E. I can respond from being that "Step-Mom" and I am the 1st the say - every situation is totally different. However, at the age children grow it is next to impossible to purchase clothes to keep at your house. Otherwise you'll be shopping every visit. Please don't get me wrong I understand your point. However, being on the other side it not easy either. I don't understand not being able to let your daughter wear clothes from previous visits. Have you tried discussing with your ex (Trust me I understand communication issues too!) But there may be more than meets the eye and one thing to remember, everything your child says when they leave the other house is always not true and they may be giving the other side some terrific stories about why Mom said I need to ONLY WEAR these clothes, nothing else! Bottom line to answer your 1st question - yes, the mother sent the majority of clothes for our boys. We did purchase clothes and the boys were always welcome to take them home. However, we did have some pjs, shorts, etc.. that would stay simply for emergencies. Good Luck - I hope you can find a happy medium in a difficult situation!
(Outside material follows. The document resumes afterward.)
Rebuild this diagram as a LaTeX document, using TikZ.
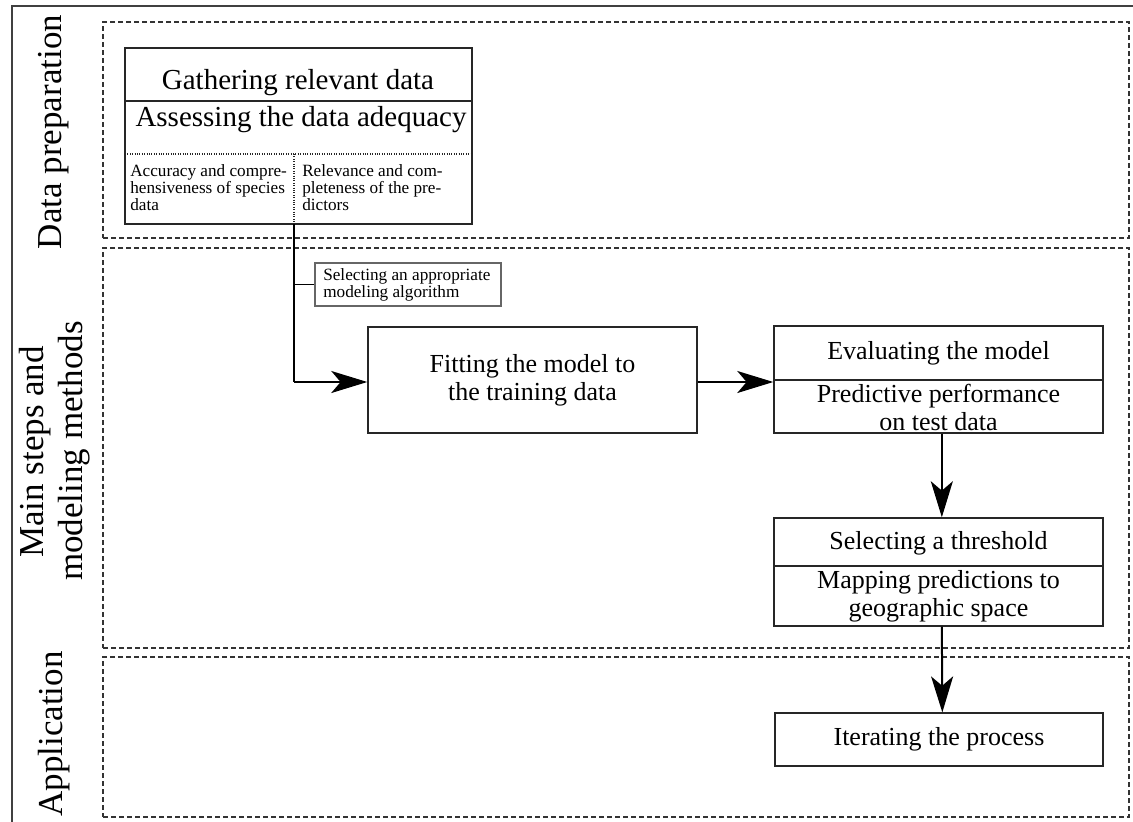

1st you need to check your custody agreement to make sure what it actually says. Then, as lawyers always say-document everything! So, take your dig. camera and video camera and put them to good use. Without your daughter knowing your intention, take pictures of her leaving for visitation and when she gets back. Take pictures of the clothes and the bag packed before she goes and when she gets back. Video her (secretly) telling you about her visit with dad and the clothing situation. You can also make a small mark with permanent marker or a couple stithes with the same color thread inside the hem of the clothes you provide- from goodwill or salvation army, if needed. Once you have enough proof, go to your own lawyer and take your concerns to a judge, your concerns that your daughter's treatment is unsanitarty and unfair, not that you are the one shelling out the $ for clothes.

Don't be so quick to condemn your ex. Both a 2 yr old and a 5 ry old can figure out all on their own how to manipulate their parents. If you havent spoke w/ your ex, how do you know it happened that way? I'm not saying your children are lying so much as they are telling you what they think will be the best way to play mom off dad. Happens all the time.

You don't really know if it wasn't a case of your children telling stepmom "You're not my mom so I don't have to listen to you!" when she tells them to put new clothes on for the day after they have come out wearing yesterdays clothes.

Or it could be a case of your children are wearing an outfit they like best and want to wear it each day and since it causes a huge agrument they let your child wear what she wants.

Instead of that letter you wrote, why don't you just ask them. Then you can all come up w/ alternatives to what is happening now.

I am a stepmom and I had BOTH situations occur, plus the one you thought of 1st. But as someone else stated, do document everything. Including your attempt to resolve this amicably.